# AIM OF THE EXERCISE
Please write out the lines of the data exactly, beginning with the first and ending with the line containing "(0,0) rectangle (472,440);"; leave the pictures behind.

# DATA EXCERPT

[START]

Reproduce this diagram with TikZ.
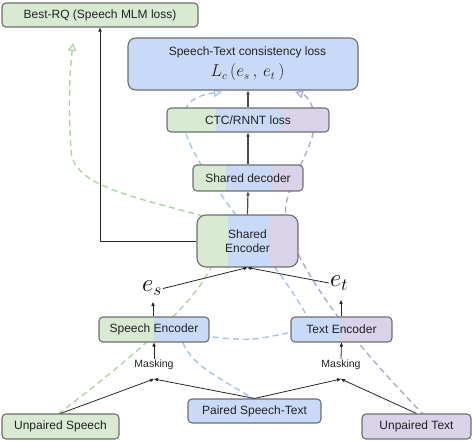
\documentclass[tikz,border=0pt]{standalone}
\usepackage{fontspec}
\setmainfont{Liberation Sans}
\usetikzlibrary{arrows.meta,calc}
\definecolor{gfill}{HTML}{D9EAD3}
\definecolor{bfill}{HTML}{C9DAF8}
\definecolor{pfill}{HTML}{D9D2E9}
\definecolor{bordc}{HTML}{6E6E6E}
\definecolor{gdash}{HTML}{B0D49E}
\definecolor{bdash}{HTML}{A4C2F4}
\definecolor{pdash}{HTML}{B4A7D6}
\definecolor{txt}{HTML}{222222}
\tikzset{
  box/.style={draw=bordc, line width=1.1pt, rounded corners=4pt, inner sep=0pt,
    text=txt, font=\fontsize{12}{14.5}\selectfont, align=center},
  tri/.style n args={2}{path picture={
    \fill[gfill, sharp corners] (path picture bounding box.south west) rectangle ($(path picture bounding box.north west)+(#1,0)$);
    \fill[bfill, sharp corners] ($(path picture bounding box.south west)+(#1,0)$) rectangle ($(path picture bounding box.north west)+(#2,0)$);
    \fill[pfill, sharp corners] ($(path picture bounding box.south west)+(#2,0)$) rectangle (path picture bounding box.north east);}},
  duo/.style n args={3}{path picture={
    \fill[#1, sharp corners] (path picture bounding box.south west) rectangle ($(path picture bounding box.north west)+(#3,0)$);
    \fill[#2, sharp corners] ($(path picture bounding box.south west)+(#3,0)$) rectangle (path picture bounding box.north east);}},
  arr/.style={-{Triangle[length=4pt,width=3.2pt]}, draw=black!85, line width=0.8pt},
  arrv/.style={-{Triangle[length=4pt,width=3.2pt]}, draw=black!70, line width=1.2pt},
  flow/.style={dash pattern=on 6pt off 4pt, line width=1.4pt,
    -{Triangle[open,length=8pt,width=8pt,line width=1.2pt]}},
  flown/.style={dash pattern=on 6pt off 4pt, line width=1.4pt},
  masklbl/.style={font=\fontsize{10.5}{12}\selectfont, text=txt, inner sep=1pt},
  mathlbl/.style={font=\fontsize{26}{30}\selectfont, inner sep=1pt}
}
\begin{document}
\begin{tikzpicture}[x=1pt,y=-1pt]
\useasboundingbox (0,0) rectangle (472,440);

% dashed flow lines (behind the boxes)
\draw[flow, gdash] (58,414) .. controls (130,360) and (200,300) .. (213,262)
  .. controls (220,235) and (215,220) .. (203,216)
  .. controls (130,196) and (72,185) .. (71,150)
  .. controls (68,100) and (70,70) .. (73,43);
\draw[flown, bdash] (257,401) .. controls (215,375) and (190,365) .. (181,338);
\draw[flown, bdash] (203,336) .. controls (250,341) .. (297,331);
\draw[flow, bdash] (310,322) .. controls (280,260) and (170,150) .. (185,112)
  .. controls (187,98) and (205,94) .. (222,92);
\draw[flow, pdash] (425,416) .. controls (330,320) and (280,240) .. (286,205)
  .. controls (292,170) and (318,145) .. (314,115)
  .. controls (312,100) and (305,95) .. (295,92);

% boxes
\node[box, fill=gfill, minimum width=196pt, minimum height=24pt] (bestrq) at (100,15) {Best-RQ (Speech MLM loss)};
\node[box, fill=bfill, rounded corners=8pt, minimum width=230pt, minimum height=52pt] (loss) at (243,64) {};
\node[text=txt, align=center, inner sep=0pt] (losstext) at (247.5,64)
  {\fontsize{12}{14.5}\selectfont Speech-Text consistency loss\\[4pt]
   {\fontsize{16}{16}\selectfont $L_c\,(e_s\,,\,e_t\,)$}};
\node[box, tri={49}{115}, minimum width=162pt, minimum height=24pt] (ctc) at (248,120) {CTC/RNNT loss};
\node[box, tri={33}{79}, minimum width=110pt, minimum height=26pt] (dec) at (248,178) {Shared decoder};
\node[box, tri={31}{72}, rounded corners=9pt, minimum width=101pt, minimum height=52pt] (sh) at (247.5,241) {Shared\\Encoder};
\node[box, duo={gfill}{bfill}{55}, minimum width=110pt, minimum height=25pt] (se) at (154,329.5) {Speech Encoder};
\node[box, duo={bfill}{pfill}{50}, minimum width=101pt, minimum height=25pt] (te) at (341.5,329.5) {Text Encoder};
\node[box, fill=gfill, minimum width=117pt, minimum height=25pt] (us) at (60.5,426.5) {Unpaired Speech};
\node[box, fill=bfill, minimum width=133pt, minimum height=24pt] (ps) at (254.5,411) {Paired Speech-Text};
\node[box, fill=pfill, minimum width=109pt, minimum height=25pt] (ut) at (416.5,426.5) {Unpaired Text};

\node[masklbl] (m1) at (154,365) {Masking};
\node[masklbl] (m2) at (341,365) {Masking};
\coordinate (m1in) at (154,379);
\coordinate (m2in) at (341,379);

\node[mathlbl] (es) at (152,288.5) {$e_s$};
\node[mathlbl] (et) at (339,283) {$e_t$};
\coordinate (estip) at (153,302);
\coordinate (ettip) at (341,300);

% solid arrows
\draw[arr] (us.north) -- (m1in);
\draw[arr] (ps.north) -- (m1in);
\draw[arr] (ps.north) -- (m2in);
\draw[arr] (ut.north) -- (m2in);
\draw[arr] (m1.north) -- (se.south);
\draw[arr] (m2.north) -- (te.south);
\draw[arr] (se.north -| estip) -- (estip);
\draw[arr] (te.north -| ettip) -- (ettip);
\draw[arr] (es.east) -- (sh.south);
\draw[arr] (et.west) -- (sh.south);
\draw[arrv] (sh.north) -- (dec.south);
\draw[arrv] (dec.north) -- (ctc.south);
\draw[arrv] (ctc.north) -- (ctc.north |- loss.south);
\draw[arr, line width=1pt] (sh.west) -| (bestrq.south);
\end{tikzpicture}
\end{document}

[END]

# ANSWER TO THIS TASK
Reproduce this diagram with TikZ.
\documentclass[tikz,border=0pt]{standalone}
\usepackage{fontspec}
\setmainfont{Liberation Sans}
\usetikzlibrary{arrows.meta,calc}
\definecolor{gfill}{HTML}{D9EAD3}
\definecolor{bfill}{HTML}{C9DAF8}
\definecolor{pfill}{HTML}{D9D2E9}
\definecolor{bordc}{HTML}{6E6E6E}
\definecolor{gdash}{HTML}{B0D49E}
\definecolor{bdash}{HTML}{A4C2F4}
\definecolor{pdash}{HTML}{B4A7D6}
\definecolor{txt}{HTML}{222222}
\tikzset{
  box/.style={draw=bordc, line width=1.1pt, rounded corners=4pt, inner sep=0pt,
    text=txt, font=\fontsize{12}{14.5}\selectfont, align=center},
  tri/.style n args={2}{path picture={
    \fill[gfill, sharp corners] (path picture bounding box.south west) rectangle ($(path picture bounding box.north west)+(#1,0)$);
    \fill[bfill, sharp corners] ($(path picture bounding box.south west)+(#1,0)$) rectangle ($(path picture bounding box.north west)+(#2,0)$);
    \fill[pfill, sharp corners] ($(path picture bounding box.south west)+(#2,0)$) rectangle (path picture bounding box.north east);}},
  duo/.style n args={3}{path picture={
    \fill[#1, sharp corners] (path picture bounding box.south west) rectangle ($(path picture bounding box.north west)+(#3,0)$);
    \fill[#2, sharp corners] ($(path picture bounding box.south west)+(#3,0)$) rectangle (path picture bounding box.north east);}},
  arr/.style={-{Triangle[length=4pt,width=3.2pt]}, draw=black!85, line width=0.8pt},
  arrv/.style={-{Triangle[length=4pt,width=3.2pt]}, draw=black!70, line width=1.2pt},
  flow/.style={dash pattern=on 6pt off 4pt, line width=1.4pt,
    -{Triangle[open,length=8pt,width=8pt,line width=1.2pt]}},
  flown/.style={dash pattern=on 6pt off 4pt, line width=1.4pt},
  masklbl/.style={font=\fontsize{10.5}{12}\selectfont, text=txt, inner sep=1pt},
  mathlbl/.style={font=\fontsize{26}{30}\selectfont, inner sep=1pt}
}
\begin{document}
\begin{tikzpicture}[x=1pt,y=-1pt]
\useasboundingbox (0,0) rectangle (472,440);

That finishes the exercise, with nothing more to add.